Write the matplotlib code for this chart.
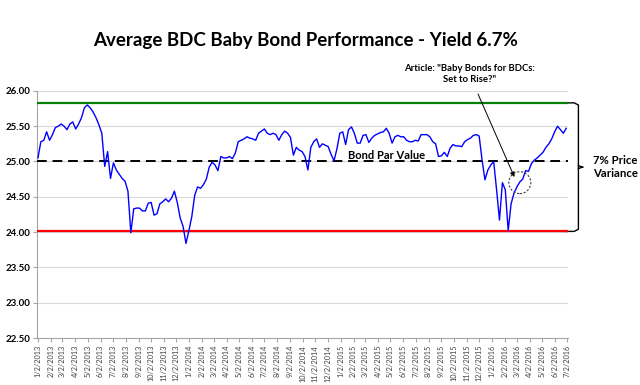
import matplotlib
matplotlib.use("Agg")
import matplotlib.pyplot as plt
import matplotlib.dates as mdates
from matplotlib.patches import Ellipse
import pandas as pd

plt.rcParams['font.family'] = ['Lato', 'DejaVu Sans']

# weekly readings of the average baby bond price
start = '2013-01-02'
prices = [
    25.05, 25.28, 25.30, 25.42, 25.30, 25.38, 25.48, 25.50, 25.53, 25.50,
    25.45, 25.53, 25.56, 25.46, 25.53, 25.62, 25.76, 25.80, 25.76, 25.70,
    25.62, 25.52, 25.40, 24.93, 25.14, 24.76, 24.98, 24.88, 24.82, 24.76,
    24.72, 24.58, 23.99, 24.33, 24.34, 24.34, 24.30, 24.30, 24.41, 24.42,
    24.24, 24.26, 24.40, 24.43, 24.47, 24.43, 24.48, 24.58, 24.42, 24.20,
    24.08, 23.84, 24.02, 24.22, 24.52, 24.64, 24.62, 24.67, 24.75, 24.92,
    24.99, 24.95, 24.87, 25.07, 25.05, 25.05, 25.07, 25.04, 25.12, 25.28,
    25.30, 25.32, 25.35, 25.33, 25.32, 25.30, 25.40, 25.43, 25.46, 25.40,
    25.38, 25.40, 25.38, 25.30, 25.38, 25.43, 25.40, 25.34, 25.09, 25.20,
    25.16, 25.14, 25.07, 24.88, 25.20, 25.28, 25.32, 25.20, 25.25, 25.23,
    25.21, 25.10, 25.01, 25.18, 25.40, 25.42, 25.24, 25.45, 25.49, 25.40,
    25.26, 25.26, 25.37, 25.38, 25.27, 25.33, 25.37, 25.39, 25.41, 25.42,
    25.47, 25.40, 25.26, 25.35, 25.37, 25.35, 25.35, 25.30, 25.28, 25.28,
    25.30, 25.29, 25.38, 25.38, 25.38, 25.35, 25.28, 25.25, 25.07, 25.08,
    25.13, 25.07, 25.19, 25.24, 25.22, 25.22, 25.21, 25.28, 25.31, 25.33,
    25.37, 25.38, 25.36, 25.02, 24.74, 24.88, 24.95, 25.00, 24.60, 24.17,
    24.70, 24.60, 24.02, 24.40, 24.55, 24.64, 24.71, 24.75, 24.87, 24.86,
    24.97, 25.02, 25.05, 25.09, 25.13, 25.20, 25.25, 25.32, 25.42, 25.50,
    25.45, 25.40, 25.47,
]
dates = pd.date_range(start, periods=len(prices), freq='7D')

high_price = 25.83
low_price = 24.01
par_value = 25.00
tick_dates = pd.date_range('2013-01-01', '2016-07-01', freq='MS') + pd.Timedelta(days=1)
y_ticks = [22.5, 23.0, 23.5, 24.0, 24.5, 25.0, 25.5, 26.0]

fig = plt.figure(figsize=(6.4, 3.85), dpi=100)
ax = fig.add_axes([0.058, 0.122, 0.83, 0.642])

ax.plot(dates, prices, color='#0000ff', lw=1.0, zorder=4)
ax.axhline(high_price, color='#008000', lw=1.6, zorder=3)
ax.axhline(low_price, color='#ff0000', lw=1.6, zorder=3)
ax.axhline(par_value, color='black', lw=1.4, dashes=(5, 3), zorder=3)

ax.set_xlim(pd.Timestamp('2012-12-31'), pd.Timestamp('2016-07-04'))
ax.set_ylim(22.5, 26.0)
ax.set_yticks(y_ticks)
ax.set_yticklabels(['%.2f' % v for v in y_ticks], fontsize=7, fontweight='bold')
ax.set_xticks(tick_dates)
ax.set_xticklabels(['%d/%d/%d' % (d.month, d.day, d.year) for d in tick_dates],
                   rotation=90, fontsize=5.3, color='#404040')
ax.grid(axis='y', color='#d9d9d9', lw=0.8)
ax.set_axisbelow(True)
for s in ['top', 'right']:
    ax.spines[s].set_visible(False)
for s in ['left', 'bottom']:
    ax.spines[s].set_color('#a6a6a6')
ax.tick_params(axis='both', length=3, color='#a6a6a6', pad=2)

fig.text(0.477, 0.895, 'Average BDC Baby Bond Performance - Yield 6.7%',
         ha='center', va='center', fontsize=13.5, fontweight='bold')

ax.text(pd.Timestamp('2015-04-22'), 25.08, 'Bond Par Value', ha='center',
        va='center', fontsize=8, fontweight='bold', zorder=5)

# article annotation
ax.annotate('Article: "Baby Bonds for BDCs:\nSet to Rise?"',
            xy=(pd.Timestamp('2016-02-25'), 24.78),
            xytext=(pd.Timestamp('2015-11-08'), 26.24),
            ha='center', va='center', fontsize=6.8, fontweight='bold',
            annotation_clip=False,
            arrowprops=dict(arrowstyle='-|>', color='black', lw=0.7,
                            mutation_scale=7, shrinkA=6, shrinkB=0))
circ = Ellipse((mdates.date2num(pd.Timestamp('2016-03-09')), 24.70),
               width=53, height=0.31, fill=False, ls=(0, (2, 1.5)),
               color='#404040', lw=0.8, zorder=5)
ax.add_patch(circ)

# bracket for price variance
tr = ax.get_yaxis_transform()
bx = 1.019
ax.plot([bx - 0.03, bx - 0.008, bx, bx, bx - 0.008, bx - 0.03],
        [high_price, high_price, high_price - 0.03, low_price + 0.03, low_price, low_price],
        transform=tr, color='black', lw=1.0, clip_on=False)
mid = (high_price + low_price) / 2
ax.plot([bx, bx + 0.008], [mid + 0.02, mid], transform=tr, color='black', lw=1.0, clip_on=False)
ax.plot([bx, bx + 0.008], [mid - 0.02, mid], transform=tr, color='black', lw=1.0, clip_on=False)
ax.text(1.047, mid, '7% Price\nVariance', transform=tr, ha='left', va='center',
        fontsize=8.2, fontweight='bold', linespacing=1.3)

fig.savefig('out.png', dpi=100)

○ ○ ○ ○ ○

**PROBLEM TO SOLVE:**
Repeat, word for word and with no pictures, only the lines running from the beginning of the data to the line that contains "plt.rcParams['font.family'] = ['Lato', 'DejaVu".

**SOLUTION FOR THIS TASK:**
Write the matplotlib code for this chart.
import matplotlib
matplotlib.use("Agg")
import matplotlib.pyplot as plt
import matplotlib.dates as mdates
from matplotlib.patches import Ellipse
import pandas as pd

plt.rcParams['font.family'] = ['Lato', 'DejaVu Sans']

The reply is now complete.